▶ [Dataset content]

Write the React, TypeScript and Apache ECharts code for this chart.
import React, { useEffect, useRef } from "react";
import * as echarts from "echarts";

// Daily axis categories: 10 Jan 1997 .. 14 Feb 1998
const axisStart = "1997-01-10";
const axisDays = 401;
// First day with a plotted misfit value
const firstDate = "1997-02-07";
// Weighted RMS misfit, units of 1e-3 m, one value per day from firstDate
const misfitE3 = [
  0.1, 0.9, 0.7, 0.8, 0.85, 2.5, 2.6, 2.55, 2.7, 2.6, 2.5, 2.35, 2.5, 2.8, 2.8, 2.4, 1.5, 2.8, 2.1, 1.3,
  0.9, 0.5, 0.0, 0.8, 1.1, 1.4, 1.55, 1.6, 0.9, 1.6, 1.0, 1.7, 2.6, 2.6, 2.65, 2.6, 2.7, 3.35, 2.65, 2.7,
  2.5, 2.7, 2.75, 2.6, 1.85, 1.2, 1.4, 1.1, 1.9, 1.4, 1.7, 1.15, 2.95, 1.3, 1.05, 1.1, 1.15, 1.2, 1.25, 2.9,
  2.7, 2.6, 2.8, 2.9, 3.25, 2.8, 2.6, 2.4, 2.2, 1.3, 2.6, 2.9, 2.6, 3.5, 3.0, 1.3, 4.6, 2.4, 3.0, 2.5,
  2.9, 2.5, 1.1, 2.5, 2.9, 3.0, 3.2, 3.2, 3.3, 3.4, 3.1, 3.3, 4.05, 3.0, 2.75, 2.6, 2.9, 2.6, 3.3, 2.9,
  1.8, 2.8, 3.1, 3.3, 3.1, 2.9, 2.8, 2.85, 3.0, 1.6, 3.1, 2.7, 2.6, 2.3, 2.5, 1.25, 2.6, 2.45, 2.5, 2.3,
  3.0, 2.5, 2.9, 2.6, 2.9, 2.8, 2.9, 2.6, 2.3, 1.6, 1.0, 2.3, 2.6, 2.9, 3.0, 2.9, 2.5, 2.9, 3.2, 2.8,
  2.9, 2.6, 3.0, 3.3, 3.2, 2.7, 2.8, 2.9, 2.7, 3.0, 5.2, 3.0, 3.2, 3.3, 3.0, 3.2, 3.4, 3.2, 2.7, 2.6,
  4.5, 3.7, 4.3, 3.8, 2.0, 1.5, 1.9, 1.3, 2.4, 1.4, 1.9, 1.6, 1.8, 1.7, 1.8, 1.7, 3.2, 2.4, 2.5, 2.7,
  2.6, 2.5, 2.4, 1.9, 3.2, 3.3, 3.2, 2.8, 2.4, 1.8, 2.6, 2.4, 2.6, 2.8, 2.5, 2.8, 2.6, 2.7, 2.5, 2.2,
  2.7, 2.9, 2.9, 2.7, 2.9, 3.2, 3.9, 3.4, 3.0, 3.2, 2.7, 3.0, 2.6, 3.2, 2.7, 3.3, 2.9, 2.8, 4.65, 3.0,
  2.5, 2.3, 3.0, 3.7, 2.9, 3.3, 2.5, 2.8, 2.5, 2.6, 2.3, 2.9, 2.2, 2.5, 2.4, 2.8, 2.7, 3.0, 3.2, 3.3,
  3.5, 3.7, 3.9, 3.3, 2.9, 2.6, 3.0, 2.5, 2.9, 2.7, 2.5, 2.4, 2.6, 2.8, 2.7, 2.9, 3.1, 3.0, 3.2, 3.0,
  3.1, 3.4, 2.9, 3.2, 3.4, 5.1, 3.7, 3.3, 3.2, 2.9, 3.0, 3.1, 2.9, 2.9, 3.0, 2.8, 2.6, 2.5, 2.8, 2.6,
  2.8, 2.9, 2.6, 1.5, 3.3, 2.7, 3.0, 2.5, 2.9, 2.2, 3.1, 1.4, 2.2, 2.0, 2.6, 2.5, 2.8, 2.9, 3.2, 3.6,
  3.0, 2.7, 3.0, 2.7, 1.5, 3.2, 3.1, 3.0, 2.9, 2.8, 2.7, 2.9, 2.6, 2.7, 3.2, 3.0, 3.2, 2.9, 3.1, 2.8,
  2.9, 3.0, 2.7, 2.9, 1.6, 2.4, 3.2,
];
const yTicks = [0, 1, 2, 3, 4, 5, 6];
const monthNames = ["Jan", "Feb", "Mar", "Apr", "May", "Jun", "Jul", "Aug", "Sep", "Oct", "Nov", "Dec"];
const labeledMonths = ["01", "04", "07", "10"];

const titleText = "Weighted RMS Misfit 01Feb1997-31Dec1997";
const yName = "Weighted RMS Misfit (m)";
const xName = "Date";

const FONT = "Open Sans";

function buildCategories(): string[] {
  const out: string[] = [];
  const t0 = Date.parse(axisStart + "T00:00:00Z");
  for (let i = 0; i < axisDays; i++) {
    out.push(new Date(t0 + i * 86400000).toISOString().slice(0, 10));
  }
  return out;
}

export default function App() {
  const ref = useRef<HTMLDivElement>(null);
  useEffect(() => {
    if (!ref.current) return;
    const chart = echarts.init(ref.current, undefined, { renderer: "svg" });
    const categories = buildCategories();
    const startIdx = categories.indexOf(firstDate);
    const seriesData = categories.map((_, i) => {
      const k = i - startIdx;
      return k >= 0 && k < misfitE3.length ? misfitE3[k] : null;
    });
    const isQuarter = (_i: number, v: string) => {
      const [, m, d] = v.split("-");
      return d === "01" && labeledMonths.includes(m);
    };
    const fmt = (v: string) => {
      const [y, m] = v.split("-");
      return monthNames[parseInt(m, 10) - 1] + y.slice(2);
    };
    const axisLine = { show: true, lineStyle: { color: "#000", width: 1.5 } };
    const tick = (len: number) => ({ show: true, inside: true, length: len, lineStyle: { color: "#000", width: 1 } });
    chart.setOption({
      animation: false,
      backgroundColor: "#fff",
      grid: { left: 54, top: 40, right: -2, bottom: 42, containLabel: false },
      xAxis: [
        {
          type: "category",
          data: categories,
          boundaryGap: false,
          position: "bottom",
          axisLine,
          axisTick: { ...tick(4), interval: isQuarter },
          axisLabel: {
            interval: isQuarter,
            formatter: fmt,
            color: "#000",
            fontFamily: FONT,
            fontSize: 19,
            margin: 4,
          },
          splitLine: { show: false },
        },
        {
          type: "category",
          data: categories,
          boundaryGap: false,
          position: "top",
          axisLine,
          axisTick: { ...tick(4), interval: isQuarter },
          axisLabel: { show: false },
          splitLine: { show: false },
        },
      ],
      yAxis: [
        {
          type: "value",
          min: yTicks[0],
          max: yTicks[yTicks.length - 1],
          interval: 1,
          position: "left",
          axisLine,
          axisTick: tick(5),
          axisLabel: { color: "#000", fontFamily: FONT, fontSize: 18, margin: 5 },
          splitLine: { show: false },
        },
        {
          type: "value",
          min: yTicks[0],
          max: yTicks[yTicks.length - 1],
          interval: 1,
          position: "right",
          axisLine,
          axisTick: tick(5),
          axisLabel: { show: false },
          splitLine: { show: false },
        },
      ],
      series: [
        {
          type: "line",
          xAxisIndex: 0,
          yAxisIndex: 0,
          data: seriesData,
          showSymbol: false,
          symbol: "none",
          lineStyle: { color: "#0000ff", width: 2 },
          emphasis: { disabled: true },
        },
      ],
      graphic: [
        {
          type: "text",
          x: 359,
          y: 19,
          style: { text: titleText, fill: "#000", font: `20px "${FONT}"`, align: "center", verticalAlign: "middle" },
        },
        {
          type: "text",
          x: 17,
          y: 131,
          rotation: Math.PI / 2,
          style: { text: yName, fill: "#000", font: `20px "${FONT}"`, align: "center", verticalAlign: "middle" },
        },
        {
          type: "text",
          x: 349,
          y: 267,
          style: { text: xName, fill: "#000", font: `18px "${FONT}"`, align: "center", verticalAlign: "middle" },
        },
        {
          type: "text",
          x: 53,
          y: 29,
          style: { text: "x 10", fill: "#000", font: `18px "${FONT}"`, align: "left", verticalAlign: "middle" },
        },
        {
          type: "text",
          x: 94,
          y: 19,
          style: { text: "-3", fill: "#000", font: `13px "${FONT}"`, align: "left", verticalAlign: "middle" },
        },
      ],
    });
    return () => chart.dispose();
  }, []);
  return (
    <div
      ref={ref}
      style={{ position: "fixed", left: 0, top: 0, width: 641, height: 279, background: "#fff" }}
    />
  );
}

▶ [What the task asks] Output exactly the leading lines of the data, up to and including the line marked by "import * as".

▶ [Task answer]
Write the React, TypeScript and Apache ECharts code for this chart.
import React, { useEffect, useRef } from "react";
import * as echarts from "echarts";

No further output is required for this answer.